There are only five or 10 pages left to go in The Subtle Knife, and the character self is reading about keeps acting as if ’tis but a scratch. But of course, how would the character know he/she only has that many pages left to live? That’s masterful, keeping that scene going till the very end.

She thinks of another scene in a novel that she read maybe two decades ago, which ended with the main character saying, in the last line: I die.

At that point, PHOOEY. When your main character has to tell you he/she is dead, that is one lousy ending. Self nearly threw the book across the room.

Stay tuned, dear blog readers. Stay tuned.

THE SUBTLE KNIFE, p. 287

In Pullman’s novel, Texas is a country. And a Texan hot-air balloonist named Lee Scoresby is trying to help Serafina Pekkala save Lyra Belacqua:

Lee was too cool by nature to rage at fate; his manner was to raise an eyebrow and greet it laconically.

Stay tuned, dear blog readers. Stay tuned.

Reading List 2018: Update

Moving so slowly through The Subtle Knife but someone tweeted about the end and self was so upset that she’s picking up the pace to get it over with.

There are years that stand out in her memory for being particularly rich and focused.

For example, the year she went on a memoir binge and read nothing but memoirs.

Then, the year she only read translations.

Then, the year she only read books written by women.

Then, not too long ago, the year she only read travel books.

Then one summer, she only read Henning Mankell. She read seven of his books one after the other.

It’s with no small surprise that self looks back at the books she’s read so far 2018 and finds that her favorites have been novels. Because she hasn’t been able to enter the required headspace to appreciate a good novel for a very long time.

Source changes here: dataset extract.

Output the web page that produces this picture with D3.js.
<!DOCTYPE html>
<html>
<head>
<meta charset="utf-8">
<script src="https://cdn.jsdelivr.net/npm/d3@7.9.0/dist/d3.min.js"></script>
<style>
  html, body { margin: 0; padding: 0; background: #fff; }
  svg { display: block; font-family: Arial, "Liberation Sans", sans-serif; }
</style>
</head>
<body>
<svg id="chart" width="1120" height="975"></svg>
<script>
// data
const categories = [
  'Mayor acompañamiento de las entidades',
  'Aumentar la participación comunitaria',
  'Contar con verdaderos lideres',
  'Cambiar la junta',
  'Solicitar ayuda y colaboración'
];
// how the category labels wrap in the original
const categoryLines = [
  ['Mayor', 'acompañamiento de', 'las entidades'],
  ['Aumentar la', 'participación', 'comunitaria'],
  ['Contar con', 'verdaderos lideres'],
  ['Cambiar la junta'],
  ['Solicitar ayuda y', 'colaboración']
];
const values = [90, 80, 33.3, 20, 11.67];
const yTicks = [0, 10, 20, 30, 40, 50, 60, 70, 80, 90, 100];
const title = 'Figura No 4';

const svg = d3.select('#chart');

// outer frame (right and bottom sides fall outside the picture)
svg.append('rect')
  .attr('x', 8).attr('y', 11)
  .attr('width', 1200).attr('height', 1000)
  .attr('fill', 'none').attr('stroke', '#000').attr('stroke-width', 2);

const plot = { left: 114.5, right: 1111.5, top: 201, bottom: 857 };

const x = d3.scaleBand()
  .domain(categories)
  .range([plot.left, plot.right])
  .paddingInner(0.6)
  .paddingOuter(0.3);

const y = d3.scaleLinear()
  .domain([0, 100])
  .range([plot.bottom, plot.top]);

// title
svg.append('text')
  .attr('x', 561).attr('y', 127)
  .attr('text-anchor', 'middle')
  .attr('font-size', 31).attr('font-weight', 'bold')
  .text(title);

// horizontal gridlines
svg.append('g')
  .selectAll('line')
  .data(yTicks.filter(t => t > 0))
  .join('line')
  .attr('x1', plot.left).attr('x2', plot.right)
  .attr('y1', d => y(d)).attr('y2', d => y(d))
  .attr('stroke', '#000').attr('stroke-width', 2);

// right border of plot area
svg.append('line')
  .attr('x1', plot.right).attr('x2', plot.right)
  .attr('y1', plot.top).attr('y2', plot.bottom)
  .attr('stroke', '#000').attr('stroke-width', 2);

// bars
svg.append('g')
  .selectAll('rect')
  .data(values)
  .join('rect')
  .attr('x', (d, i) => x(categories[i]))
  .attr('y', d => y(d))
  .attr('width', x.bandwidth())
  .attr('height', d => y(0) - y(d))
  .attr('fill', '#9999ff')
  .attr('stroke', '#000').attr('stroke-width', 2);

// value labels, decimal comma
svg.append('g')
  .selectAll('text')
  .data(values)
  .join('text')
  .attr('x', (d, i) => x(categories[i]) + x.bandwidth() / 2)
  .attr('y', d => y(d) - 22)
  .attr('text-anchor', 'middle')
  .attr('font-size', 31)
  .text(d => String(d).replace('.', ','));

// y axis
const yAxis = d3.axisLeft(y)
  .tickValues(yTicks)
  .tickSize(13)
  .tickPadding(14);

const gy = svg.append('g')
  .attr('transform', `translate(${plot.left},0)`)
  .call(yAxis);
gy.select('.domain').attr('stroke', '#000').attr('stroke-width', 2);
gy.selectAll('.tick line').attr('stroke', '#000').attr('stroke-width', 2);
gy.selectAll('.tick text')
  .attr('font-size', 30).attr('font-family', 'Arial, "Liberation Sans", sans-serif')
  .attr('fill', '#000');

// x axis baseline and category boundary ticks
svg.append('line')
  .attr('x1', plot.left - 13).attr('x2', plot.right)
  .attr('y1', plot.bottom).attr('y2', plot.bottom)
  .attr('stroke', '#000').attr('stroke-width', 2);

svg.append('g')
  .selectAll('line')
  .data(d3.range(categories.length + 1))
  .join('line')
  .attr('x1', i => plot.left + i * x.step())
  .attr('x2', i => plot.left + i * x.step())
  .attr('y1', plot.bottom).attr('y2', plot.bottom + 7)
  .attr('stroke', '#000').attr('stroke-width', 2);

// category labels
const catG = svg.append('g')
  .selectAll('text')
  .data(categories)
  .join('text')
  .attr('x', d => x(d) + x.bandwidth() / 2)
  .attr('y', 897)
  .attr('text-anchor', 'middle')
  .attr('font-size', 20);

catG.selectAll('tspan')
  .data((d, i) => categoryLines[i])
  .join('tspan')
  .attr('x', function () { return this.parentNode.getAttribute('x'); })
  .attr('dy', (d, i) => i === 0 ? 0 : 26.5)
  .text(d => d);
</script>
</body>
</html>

Here are the novels she’s read so far this year: Moshi Moshi, Conclave, The Mandibles: A Family, La Belle Sauvage, The Golden Compass

And they’ve all been really good!

After she finishes reading The Subtle Knife, she’ll read the last book in Pullman’s His Dark Materials trilogy, The Amber Spyglass.

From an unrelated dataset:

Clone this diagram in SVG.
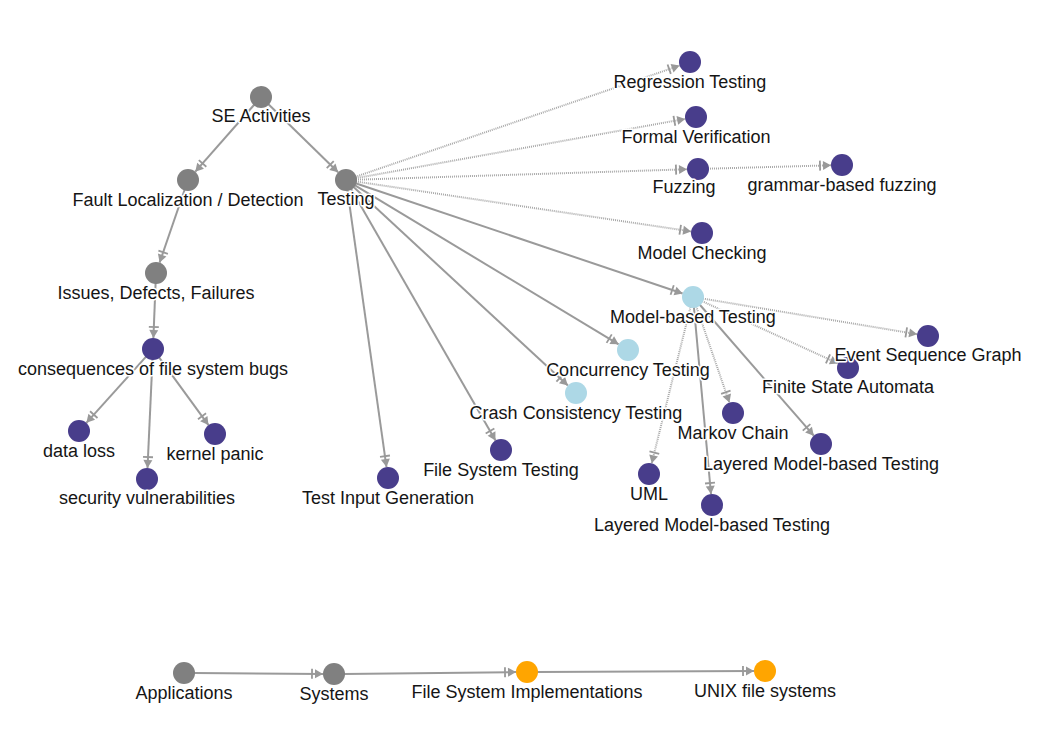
<svg xmlns="http://www.w3.org/2000/svg" width="1057" height="733" viewBox="0 0 1057 733">
<style>
.e{stroke:#9a9a9a;stroke-width:2;fill:none;marker-end:url(#ar)}
.d{stroke:#a8a8a8;stroke-width:2;fill:none;stroke-dasharray:1 1;marker-end:url(#ar)}
.g{fill:#808080}
.p{fill:#483D8B}
.b{fill:#ADD8E6}
.o{fill:#FFA500}
text{font-family:"Liberation Sans",Arial,sans-serif;font-size:18px;fill:#151515;text-anchor:middle;stroke:#fff;stroke-width:3;paint-order:stroke;stroke-linejoin:round}
</style>
<defs>
<marker id="ar" markerUnits="userSpaceOnUse" markerWidth="16" markerHeight="14" refX="14" refY="7" orient="auto">
<path d="M6,2.5 L14,7 L6,11.5 z" fill="#999"/>
<path d="M3,2 L3,12" stroke="#999" stroke-width="1.8"/>
</marker>
</defs>
<rect width="1057" height="733" fill="#fff"/>
<g id="edges">
<line class="e" x1="254.4" y1="104.5" x2="195.3" y2="171.7"/>
<line class="e" x1="268.2" y1="104" x2="338.1" y2="172.3"/>
<line class="e" x1="184.7" y1="189.5" x2="159.6" y2="262.6"/>
<line class="e" x1="155.6" y1="283" x2="153.4" y2="338"/>
<line class="e" x1="146.3" y1="356.4" x2="86.4" y2="422.8"/>
<line class="e" x1="152.5" y1="359" x2="147.5" y2="468"/>
<line class="e" x1="158.9" y1="357.1" x2="208.5" y2="425.1"/>
<line class="d" x1="355.5" y1="176.8" x2="679.6" y2="65.6"/>
<line class="d" x1="355.8" y1="178.2" x2="685.2" y2="118.9"/>
<line class="d" x1="356" y1="179.7" x2="687" y2="169.3"/>
<line class="d" x1="708" y1="168.7" x2="831" y2="165.3"/>
<line class="d" x1="355.9" y1="181.5" x2="691.1" y2="231.4"/>
<line class="e" x1="355.5" y1="183.2" x2="682.6" y2="293.5"/>
<line class="e" x1="354.6" y1="185.2" x2="618.6" y2="344.3"/>
<line class="e" x1="353.3" y1="186.8" x2="567.9" y2="385.5"/>
<line class="e" x1="351" y1="188.7" x2="495.5" y2="440.5"/>
<line class="e" x1="347.4" y1="189.9" x2="386.5" y2="467.1"/>
<line class="d" x1="702.9" y1="298.6" x2="917.1" y2="334.2"/>
<line class="d" x1="702.1" y1="301.2" x2="838" y2="363.4"/>
<line class="d" x1="696.3" y1="306.5" x2="729.4" y2="402.6"/>
<line class="e" x1="699.6" y1="304.5" x2="813.8" y2="435.7"/>
<line class="d" x1="690.6" y1="306.7" x2="651.7" y2="463.3"/>
<line class="e" x1="693.9" y1="307" x2="711" y2="494"/>
<line class="e" x1="194" y1="673.1" x2="323" y2="673.9"/>
<line class="e" x1="344" y1="673.9" x2="516" y2="672.1"/>
<line class="e" x1="537" y1="672" x2="754" y2="671"/>
</g>
<g id="n-se"><circle class="g" cx="261" cy="97" r="11"/><text x="261" y="122">SE Activities</text></g>
<g id="n-fault"><circle class="g" cx="188" cy="180" r="11"/><text x="188" y="206">Fault Localization / Detection</text></g>
<g id="n-testing"><circle class="g" cx="346" cy="180" r="11"/><text x="346" y="205">Testing</text></g>
<g id="n-issues"><circle class="g" cx="156" cy="273" r="11"/><text x="156" y="299">Issues, Defects, Failures</text></g>
<g id="n-cons"><circle class="p" cx="153" cy="349" r="11"/><text x="153" y="375">consequences of file system bugs</text></g>
<g id="n-dataloss"><circle class="p" cx="79" cy="431" r="11"/><text x="79" y="457">data loss</text></g>
<g id="n-security"><circle class="p" cx="147" cy="479" r="11"/><text x="147" y="504">security vulnerabilities</text></g>
<g id="n-kernel"><circle class="p" cx="215" cy="434" r="11"/><text x="215" y="460">kernel panic</text></g>
<g id="n-regression"><circle class="p" cx="690" cy="62" r="11"/><text x="690" y="88">Regression Testing</text></g>
<g id="n-formal"><circle class="p" cx="696" cy="117" r="11"/><text x="696" y="143">Formal Verification</text></g>
<g id="n-fuzzing"><circle class="p" cx="698" cy="169" r="11"/><text x="684" y="193">Fuzzing</text></g>
<g id="n-grammar"><circle class="p" cx="842" cy="165" r="11"/><text x="842" y="191">grammar-based fuzzing</text></g>
<g id="n-modelcheck"><circle class="p" cx="702" cy="233" r="11"/><text x="702" y="259">Model Checking</text></g>
<g id="n-fsa"><circle class="p" cx="848" cy="368" r="11"/><text x="848" y="393">Finite State Automata</text></g>
<g id="n-esg"><circle class="p" cx="928" cy="336" r="11"/><text x="928" y="361">Event Sequence Graph</text></g>
<g id="n-mbt"><circle class="b" cx="693" cy="297" r="11"/><text x="693" y="323">Model-based Testing</text></g>
<g id="n-concurrency"><circle class="b" cx="628" cy="350" r="11"/><text x="628" y="376">Concurrency Testing</text></g>
<g id="n-crash"><circle class="b" cx="576" cy="393" r="11"/><text x="576" y="419">Crash Consistency Testing</text></g>
<g id="n-markov"><circle class="p" cx="733" cy="413" r="11"/><text x="733" y="439">Markov Chain</text></g>
<g id="n-layered1"><circle class="p" cx="821" cy="444" r="11"/><text x="821" y="470">Layered Model-based Testing</text></g>
<g id="n-uml"><circle class="p" cx="649" cy="474" r="11"/><text x="649" y="500">UML</text></g>
<g id="n-layered2"><circle class="p" cx="712" cy="505" r="11"/><text x="712" y="531">Layered Model-based Testing</text></g>
<g id="n-fst"><circle class="p" cx="501" cy="450" r="11"/><text x="501" y="476">File System Testing</text></g>
<g id="n-tig"><circle class="p" cx="388" cy="478" r="11"/><text x="388" y="504">Test Input Generation</text></g>
<g id="n-apps"><circle class="g" cx="184" cy="673" r="11"/><text x="184" y="699">Applications</text></g>
<g id="n-systems"><circle class="g" cx="334" cy="674" r="11"/><text x="334" y="700">Systems</text></g>
<g id="n-fsi"><circle class="o" cx="527" cy="672" r="11"/><text x="527" y="698">File System Implementations</text></g>
<g id="n-unix"><circle class="o" cx="765" cy="671" r="11"/><text x="765" y="697">UNIX file systems</text></g>
</svg>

Then she’ll move through some novels she read in her childhood: Treasure Island, The Old Man and the Sea, Lord of the Flies, Wide Sargasso Sea. (This shouldn’t take long, most are very short. More like novellas, really)

Finally, she compiled a list of 20 novels published 2017. She tried to stick to small presses. Avoiding blockbusters at all cost. Reading through that list will probably get her through 2018.

Stay tuned, dear blog readers. Stay tuned.

#currentlyreading Book II of His Dark Materials: The Subtle Knife

This book has a strange title! How can a knife be subtle? This is definitely not a children’s book, self doesn’t know why it’s in the Children’s section of the public library. If self is left wondering what a subtle knife is, how much more so a child!

Quibble: Why does Lyra pronounce “ain’t” as “ent”? Is that an Oxford thing? It lends her speech a curious, backwoods-hillbilly-type quality.

Onward.

p. 167:

“. . . he’s my daemon. You think you ent got daemons in this world, but you have. Yours’d be a dung beetle.”

“If the Pharaohs of Egypt were content to be represented by a scarab, so am I,” he said.

LOL

Stay tuned.

Sentence of the Day: THE SUBTLE KNIFE, p. 2

So here it is, 2018, the year self decided to barrel through all of Philip Pullman.

Working in strict chronological order (if not in book publication order), she started with La Belle Sauvage, Vol. One of The Book of Dust, the prequel trilogy to His Dark Materials.

Five Stars!

She just finished The Golden Compass.

Four Stars!

She just began The Subtle Knife.

p. 2, Will Parry talking about his mother to his former piano teacher:

  • “She just needs someone to be kind to her, and I think you could do that quite easily, probably.”